OK, I forgot, I have one more gripe about all of this. Like I mentioned, and as we all already know, we are in the midst of a renewed demonization of the LGBTQIA+ community, and the all-too-familiar accusations of gays being predators remains ever present. When there are so many things going on in this world for which we can be advocates, not even exclusive to our community, why on earth would you put a target on our backs by vocally expressing outrage that you cannot have sexual encounters in a public space that is shared with children? Sometimes I think people actually want to be persecuted or enjoy being looked at as the problem. Whatever childhood trauma that kind of feeling stems from, I'm unfamiliar, but please stop putting us all in the firing line for something so trivial. The urinal at a train station isn't the hill you should die on, especially when it's your entire community you drag into the spotlight by default.

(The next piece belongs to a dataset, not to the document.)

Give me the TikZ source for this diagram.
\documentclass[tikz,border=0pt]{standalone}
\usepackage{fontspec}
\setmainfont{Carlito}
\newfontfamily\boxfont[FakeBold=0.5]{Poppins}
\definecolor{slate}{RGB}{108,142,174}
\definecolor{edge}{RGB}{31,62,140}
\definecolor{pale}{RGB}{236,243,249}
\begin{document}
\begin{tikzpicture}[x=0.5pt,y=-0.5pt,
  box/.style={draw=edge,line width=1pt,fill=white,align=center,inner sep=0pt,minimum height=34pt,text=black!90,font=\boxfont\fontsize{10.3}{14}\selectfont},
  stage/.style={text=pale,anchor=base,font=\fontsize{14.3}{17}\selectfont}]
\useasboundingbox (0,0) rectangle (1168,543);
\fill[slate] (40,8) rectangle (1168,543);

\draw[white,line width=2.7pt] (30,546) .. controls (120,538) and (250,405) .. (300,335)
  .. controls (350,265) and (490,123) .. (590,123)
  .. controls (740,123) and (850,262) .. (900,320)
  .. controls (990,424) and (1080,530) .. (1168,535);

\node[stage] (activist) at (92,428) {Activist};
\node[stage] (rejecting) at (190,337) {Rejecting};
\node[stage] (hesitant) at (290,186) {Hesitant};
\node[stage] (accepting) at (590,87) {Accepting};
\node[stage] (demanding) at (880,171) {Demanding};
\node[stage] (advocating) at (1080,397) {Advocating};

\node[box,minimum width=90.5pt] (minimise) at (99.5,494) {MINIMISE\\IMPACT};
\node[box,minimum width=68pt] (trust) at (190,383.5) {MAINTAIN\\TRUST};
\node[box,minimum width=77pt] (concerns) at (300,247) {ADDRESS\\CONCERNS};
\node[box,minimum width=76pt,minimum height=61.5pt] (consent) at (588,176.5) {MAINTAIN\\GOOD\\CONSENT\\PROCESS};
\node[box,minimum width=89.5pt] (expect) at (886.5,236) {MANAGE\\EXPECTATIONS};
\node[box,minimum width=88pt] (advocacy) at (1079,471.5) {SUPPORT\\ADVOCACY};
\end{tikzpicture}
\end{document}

I peed sitting down until I was 13, and to this day am, for all intents and purposes, incapable of peeing at a urinal. Perhaps I don't have any foreskin in this game at all. That being said, nothing irritates me more than an ill-behaved queen, totally void of self-awareness, playing victim knowing good and gyat-dang-well they deserve the ticket and the shame. To get caught with your pants around your ankles is super embarrassing, but it's even more embarrassing when you told the cop directly in which public bathroom he could find you standing with your shlong hanging out. You can't buy street smarts, and the digital age has made a very visible half of us both braindead and addicted to sex - a combination that led us to this moment.
May your cruising endeavors remain as risky, fun, and secretive as they ever were, because cruising has always a quiet glance, not a billboard of your coordinates.